When the thermostatic switch 30 is closed, the timer motor 32 advances to cycle the contact arm 44 between contacts 46 and 48 and alternately energizes the refrigerator compressor 6 and fan 18, and the defrost heater 28, respectively. Operation of the compressor 6 and fan 18 results in cooling of the compartments 2 and 3, and operation of the defrost heater 28 results in the removal of frost from the evaporator 5. Energization of the timer motor 32 when the thermostatic switch 30 is closed is through the series arranged defrost frequency control switch 37. In effect the timer advancement is under control of the defrost frequency control.
In normal operating conditions the switch 37 which as stated above is calibrated to close when it senses a relative warm fresh food compartment air of 36° F. as it passes through outlet 15 under influence of fan 18. When the operation of compressor and fan are terminated by thermostatic switch 30 the colder below freezing air in compartment 2 and more particularly in chamber 16 will back-flow through outlet 15. The location of the outlet 15 in the lower portion of the cabinet and in communication with the evaporator chamber 16 is of particular advantage when the present system is applied to a side-by-side refrigerator cabinet.

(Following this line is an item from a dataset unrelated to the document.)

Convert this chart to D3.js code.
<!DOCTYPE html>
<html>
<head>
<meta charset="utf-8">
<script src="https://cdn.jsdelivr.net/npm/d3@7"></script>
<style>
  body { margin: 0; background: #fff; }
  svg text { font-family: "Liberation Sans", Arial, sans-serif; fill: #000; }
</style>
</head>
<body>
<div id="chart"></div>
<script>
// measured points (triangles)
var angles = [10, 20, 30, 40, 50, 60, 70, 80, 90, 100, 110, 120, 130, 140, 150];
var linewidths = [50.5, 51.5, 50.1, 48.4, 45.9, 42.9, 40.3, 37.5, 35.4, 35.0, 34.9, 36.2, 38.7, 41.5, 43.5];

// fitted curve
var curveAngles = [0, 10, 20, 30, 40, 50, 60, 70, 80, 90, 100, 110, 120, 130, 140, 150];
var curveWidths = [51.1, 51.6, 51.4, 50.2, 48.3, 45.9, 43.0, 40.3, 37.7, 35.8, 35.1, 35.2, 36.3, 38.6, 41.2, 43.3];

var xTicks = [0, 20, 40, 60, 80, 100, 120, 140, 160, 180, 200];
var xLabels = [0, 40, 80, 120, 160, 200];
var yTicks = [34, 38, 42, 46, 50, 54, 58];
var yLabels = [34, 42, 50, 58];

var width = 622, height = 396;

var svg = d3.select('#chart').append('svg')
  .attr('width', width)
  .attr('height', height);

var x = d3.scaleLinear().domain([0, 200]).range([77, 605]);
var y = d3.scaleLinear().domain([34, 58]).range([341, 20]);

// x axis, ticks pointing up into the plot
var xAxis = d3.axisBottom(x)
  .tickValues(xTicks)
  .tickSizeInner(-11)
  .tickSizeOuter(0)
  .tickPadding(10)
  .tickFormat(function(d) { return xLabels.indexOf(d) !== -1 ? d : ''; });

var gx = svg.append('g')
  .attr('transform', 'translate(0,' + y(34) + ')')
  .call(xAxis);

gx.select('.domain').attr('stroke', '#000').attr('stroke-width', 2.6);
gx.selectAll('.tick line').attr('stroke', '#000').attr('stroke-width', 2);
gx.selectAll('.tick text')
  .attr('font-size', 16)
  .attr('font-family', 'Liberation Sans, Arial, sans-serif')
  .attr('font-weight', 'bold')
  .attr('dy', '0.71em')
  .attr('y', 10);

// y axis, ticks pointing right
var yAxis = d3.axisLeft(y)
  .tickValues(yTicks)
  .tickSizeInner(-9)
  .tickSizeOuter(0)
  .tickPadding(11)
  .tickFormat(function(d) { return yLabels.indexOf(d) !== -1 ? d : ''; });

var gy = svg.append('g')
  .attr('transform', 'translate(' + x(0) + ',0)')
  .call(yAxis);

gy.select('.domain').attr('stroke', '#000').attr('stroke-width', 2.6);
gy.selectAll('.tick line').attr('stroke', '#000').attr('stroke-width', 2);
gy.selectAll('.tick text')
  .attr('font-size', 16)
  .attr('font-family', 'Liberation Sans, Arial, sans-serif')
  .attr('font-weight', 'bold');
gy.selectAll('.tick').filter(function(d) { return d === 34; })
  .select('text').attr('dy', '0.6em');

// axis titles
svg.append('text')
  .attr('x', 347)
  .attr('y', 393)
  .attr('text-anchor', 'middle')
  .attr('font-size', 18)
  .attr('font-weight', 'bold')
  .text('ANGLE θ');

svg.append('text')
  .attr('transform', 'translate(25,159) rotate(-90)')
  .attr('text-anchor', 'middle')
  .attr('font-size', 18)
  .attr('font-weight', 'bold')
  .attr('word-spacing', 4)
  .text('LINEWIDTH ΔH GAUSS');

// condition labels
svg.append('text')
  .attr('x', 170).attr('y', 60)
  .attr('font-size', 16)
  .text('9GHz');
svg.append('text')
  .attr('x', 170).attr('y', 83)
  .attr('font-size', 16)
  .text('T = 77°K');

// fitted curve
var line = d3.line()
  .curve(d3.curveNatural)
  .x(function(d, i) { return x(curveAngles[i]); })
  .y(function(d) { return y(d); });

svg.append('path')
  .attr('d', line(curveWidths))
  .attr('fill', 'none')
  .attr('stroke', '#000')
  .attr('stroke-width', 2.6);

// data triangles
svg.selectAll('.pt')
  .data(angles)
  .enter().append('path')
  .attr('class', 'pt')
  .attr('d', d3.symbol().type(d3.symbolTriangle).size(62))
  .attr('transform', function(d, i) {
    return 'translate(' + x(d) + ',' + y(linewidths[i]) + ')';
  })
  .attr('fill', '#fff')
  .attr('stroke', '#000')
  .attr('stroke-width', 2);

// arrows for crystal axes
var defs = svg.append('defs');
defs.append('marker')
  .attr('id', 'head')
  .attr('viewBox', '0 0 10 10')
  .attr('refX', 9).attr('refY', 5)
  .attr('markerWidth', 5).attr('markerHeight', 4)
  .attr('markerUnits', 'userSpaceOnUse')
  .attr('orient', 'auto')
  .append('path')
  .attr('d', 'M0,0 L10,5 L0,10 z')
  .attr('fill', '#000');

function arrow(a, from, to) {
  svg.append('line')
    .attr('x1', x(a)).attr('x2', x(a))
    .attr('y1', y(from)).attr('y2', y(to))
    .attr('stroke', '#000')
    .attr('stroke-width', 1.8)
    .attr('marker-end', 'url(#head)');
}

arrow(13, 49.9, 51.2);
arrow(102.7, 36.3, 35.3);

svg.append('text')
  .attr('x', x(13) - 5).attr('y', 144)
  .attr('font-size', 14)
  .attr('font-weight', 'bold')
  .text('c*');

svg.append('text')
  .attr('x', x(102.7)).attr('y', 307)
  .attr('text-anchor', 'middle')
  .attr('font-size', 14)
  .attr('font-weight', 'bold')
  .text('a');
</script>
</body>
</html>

This colder air will cause switch 37 to open at approximately 22° F. and remain open under influence of the colder air. When the thermostatic switch 30 closes in response to fresh food compartment temperature the compressor and fan will once again be energized, however the timer remains deenergized since switch 37 under influence of the colder freezer air is open and the timer will not advance. As the compressor and fan continue to operate the warmer fresh food compartment air passing through outlet 15 will cause switch 37 to close and complete the circuit through timer motor 32 after a duration of time. The cumulative duration that the switch 37 is open during one period of time when the contact arm engages contact 46 is thus added to the normal period of time of the timer between successive defrost periods.

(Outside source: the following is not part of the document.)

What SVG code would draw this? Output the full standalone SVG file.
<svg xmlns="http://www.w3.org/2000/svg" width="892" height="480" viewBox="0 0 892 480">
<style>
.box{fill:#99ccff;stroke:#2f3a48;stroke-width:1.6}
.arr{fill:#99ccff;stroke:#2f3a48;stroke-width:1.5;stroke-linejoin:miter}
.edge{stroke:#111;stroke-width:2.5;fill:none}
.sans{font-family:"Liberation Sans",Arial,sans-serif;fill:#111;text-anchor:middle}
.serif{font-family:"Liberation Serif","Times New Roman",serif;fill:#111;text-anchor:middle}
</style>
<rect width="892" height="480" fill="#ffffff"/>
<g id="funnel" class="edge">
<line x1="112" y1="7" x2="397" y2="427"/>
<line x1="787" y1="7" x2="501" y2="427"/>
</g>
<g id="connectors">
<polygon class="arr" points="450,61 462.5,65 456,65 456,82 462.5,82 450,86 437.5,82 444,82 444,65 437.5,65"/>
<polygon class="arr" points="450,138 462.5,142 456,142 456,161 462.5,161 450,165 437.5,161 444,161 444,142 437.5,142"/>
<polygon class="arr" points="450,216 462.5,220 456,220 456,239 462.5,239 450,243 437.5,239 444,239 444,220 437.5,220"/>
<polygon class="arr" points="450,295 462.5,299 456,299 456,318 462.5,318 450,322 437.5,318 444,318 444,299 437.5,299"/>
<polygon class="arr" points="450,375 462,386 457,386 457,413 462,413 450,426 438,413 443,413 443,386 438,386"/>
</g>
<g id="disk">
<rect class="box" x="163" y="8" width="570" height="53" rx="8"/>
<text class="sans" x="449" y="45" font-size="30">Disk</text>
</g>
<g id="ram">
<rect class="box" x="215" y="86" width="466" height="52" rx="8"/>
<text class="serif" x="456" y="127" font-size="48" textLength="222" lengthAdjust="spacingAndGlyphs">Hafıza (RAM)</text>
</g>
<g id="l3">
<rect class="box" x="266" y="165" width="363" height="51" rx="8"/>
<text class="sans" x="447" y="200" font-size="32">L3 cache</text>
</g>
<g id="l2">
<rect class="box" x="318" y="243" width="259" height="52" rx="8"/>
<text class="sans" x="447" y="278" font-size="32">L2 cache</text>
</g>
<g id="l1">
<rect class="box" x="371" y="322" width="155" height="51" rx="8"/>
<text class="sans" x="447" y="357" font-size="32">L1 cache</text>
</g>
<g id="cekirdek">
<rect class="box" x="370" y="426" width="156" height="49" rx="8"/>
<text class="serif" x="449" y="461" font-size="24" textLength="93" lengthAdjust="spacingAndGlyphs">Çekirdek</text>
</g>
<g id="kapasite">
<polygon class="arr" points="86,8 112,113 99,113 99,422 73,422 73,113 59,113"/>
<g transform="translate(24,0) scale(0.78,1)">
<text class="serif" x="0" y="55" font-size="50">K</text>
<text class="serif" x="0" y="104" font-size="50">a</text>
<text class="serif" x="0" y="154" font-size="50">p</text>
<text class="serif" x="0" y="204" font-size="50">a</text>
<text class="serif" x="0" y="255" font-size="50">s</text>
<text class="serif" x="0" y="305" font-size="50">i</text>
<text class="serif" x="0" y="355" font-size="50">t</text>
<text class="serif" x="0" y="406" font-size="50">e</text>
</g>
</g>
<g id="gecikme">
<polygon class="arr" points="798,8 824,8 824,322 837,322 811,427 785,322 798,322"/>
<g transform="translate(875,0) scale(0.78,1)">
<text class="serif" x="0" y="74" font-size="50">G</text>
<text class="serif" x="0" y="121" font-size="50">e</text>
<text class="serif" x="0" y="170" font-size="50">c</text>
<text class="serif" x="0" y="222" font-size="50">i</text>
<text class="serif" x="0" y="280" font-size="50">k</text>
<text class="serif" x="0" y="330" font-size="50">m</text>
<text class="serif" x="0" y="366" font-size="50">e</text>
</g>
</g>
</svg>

The incorporation of the air temperature responsive defrost frequency control 36 in the timing circuit provides for less use of the defrost heater, when conditions permit, and thus a saving in expense of operation. Also, the particularly described switch and its location relative to the air stream that allows it to sense the differential temperature between the freezer and fresh food compartments provides a relatively inexpensive addition to the timing circuit.
With reference to FIG. 5, it will be seen that the operation of switch 37 of the frequency control 36 is in opposite phase with the temperature of the evaporator. FIG. 6 shows the variation in timer delay between a fresh food compartment temperature of 40° F. and 33° F.
In many instances, low cost temperature responsive switches employ a bimetal that requires a high temperature differential to operate the associated switch. To overcome this disadvantage, a heater 60 may be employed as part of the control 36. When used, the heater 60 would be arranged, as shown in dotted lines in FIG. 4, in parallel with the timer motor and bimetal switch 37. In operation, the heater 60 would work in phase with the thermal drive of the air circuit as shown in dotted lines in FIG. 5. The heater 60 would be energized with the compressor and would apply heat to bimetal switch 37 as it senses the warmer fresh food compartment air. When the compressor is deenergized, the back flow of air from the evaporator chamber opens the switch 37 in the same manner as when a heater is not employed.
FIG. 6 is a map of the defrost frequency control function across the range of refrigerator temperatures. It can be seen that as the fresh temperature rises, the frequency of defrost increases. If the refrigerator thermal load exceeds the ability of the refrigeration system to hold normal refrigerator temperatures, the defrost timer operation will approach the 45° line of operation. In this instance, the timer accumulates compressor running time because of the rapid warming of the defrost frequency control 36. When the door opening load, which directly influences the rate of evaporator frost accumulation, causes excessive freezer temperatures, the timer operation will be along the 45° line because the freezer air back flow through outlet 15 will not be cold enough to open switch 37 and cause a delay in the operation of timer motor 32. When the refrigerator temperature is very cold or close to the safe limits of fresh food operation, i.e. 33° F., the thermal delay will be maximum. That is, the timer operation will be minimal. Should the refrigerator freezer combination be operated either intentionally or by malfunction in such an abnormal manner that the fresh food section is driven down below freezing temperature, the defrost frequency control may not reach closing temperature, thus resulting in no timer operation as shown by the arrow along the abscissa of FIG. 6. Operation in this abnormal manner would continue until the refrigeration system could no longer maintain the abnormally cold temperatures at 100% compressor operation. Timer operation at 100% would then commence until a defrost occurred thus providing fail safe boundaries of timer operation throughout the range of normal and possible abnormal temperature operation. Thus, the change in defrost frequency is an analog of the actual need for defrosting the evaporator, and provides automatic demand defrost response within the normal usable boundaries of operating conditions.
It should be apparent to those skilled in the art that the embodiment described heretofore is considered to be the presently preferred form of this invention. In accordance with the Patent Statutes, changes may be made in the disclosed apparatus and the manner in which it is used without actually departing from the true spirit and scope of this invention.